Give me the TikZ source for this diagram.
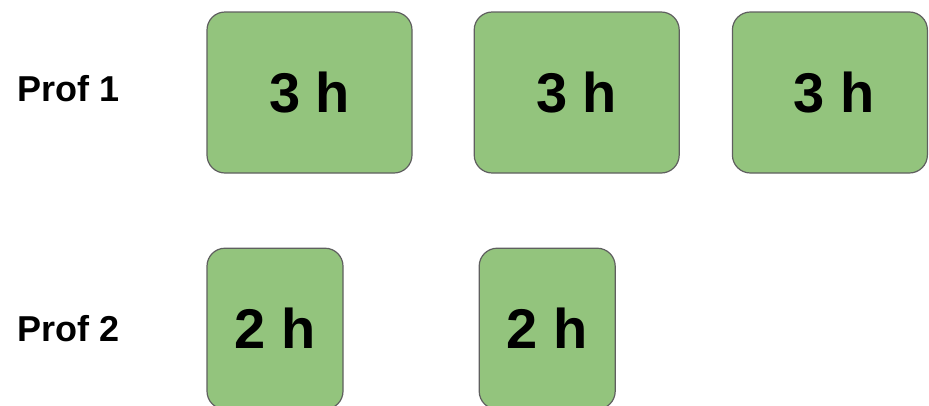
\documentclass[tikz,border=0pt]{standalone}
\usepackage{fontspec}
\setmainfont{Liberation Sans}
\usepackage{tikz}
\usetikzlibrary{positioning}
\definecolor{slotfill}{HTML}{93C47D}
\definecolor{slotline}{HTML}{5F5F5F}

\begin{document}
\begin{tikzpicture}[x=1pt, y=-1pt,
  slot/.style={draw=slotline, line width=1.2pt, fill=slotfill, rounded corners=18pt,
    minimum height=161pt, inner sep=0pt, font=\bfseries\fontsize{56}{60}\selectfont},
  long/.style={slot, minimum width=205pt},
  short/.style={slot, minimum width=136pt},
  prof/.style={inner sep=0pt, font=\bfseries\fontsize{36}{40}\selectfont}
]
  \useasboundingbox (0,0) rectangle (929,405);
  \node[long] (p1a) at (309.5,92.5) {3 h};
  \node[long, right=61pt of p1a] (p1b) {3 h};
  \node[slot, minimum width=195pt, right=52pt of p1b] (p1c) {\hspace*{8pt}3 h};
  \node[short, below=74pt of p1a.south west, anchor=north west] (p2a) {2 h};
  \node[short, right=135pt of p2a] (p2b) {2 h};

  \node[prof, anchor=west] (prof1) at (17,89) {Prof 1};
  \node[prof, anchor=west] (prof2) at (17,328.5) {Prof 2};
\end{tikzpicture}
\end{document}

Required task
Reproduce the material above verbatim; omit every picture.

Full response
Give me the TikZ source for this diagram.
\documentclass[tikz,border=0pt]{standalone}
\usepackage{fontspec}
\setmainfont{Liberation Sans}
\usepackage{tikz}
\usetikzlibrary{positioning}
\definecolor{slotfill}{HTML}{93C47D}
\definecolor{slotline}{HTML}{5F5F5F}

\begin{document}
\begin{tikzpicture}[x=1pt, y=-1pt,
  slot/.style={draw=slotline, line width=1.2pt, fill=slotfill, rounded corners=18pt,
    minimum height=161pt, inner sep=0pt, font=\bfseries\fontsize{56}{60}\selectfont},
  long/.style={slot, minimum width=205pt},
  short/.style={slot, minimum width=136pt},
  prof/.style={inner sep=0pt, font=\bfseries\fontsize{36}{40}\selectfont}
]
  \useasboundingbox (0,0) rectangle (929,405);
  \node[long] (p1a) at (309.5,92.5) {3 h};
  \node[long, right=61pt of p1a] (p1b) {3 h};
  \node[slot, minimum width=195pt, right=52pt of p1b] (p1c) {\hspace*{8pt}3 h};
  \node[short, below=74pt of p1a.south west, anchor=north west] (p2a) {2 h};
  \node[short, right=135pt of p2a] (p2b) {2 h};

  \node[prof, anchor=west] (prof1) at (17,89) {Prof 1};
  \node[prof, anchor=west] (prof2) at (17,328.5) {Prof 2};
\end{tikzpicture}
\end{document}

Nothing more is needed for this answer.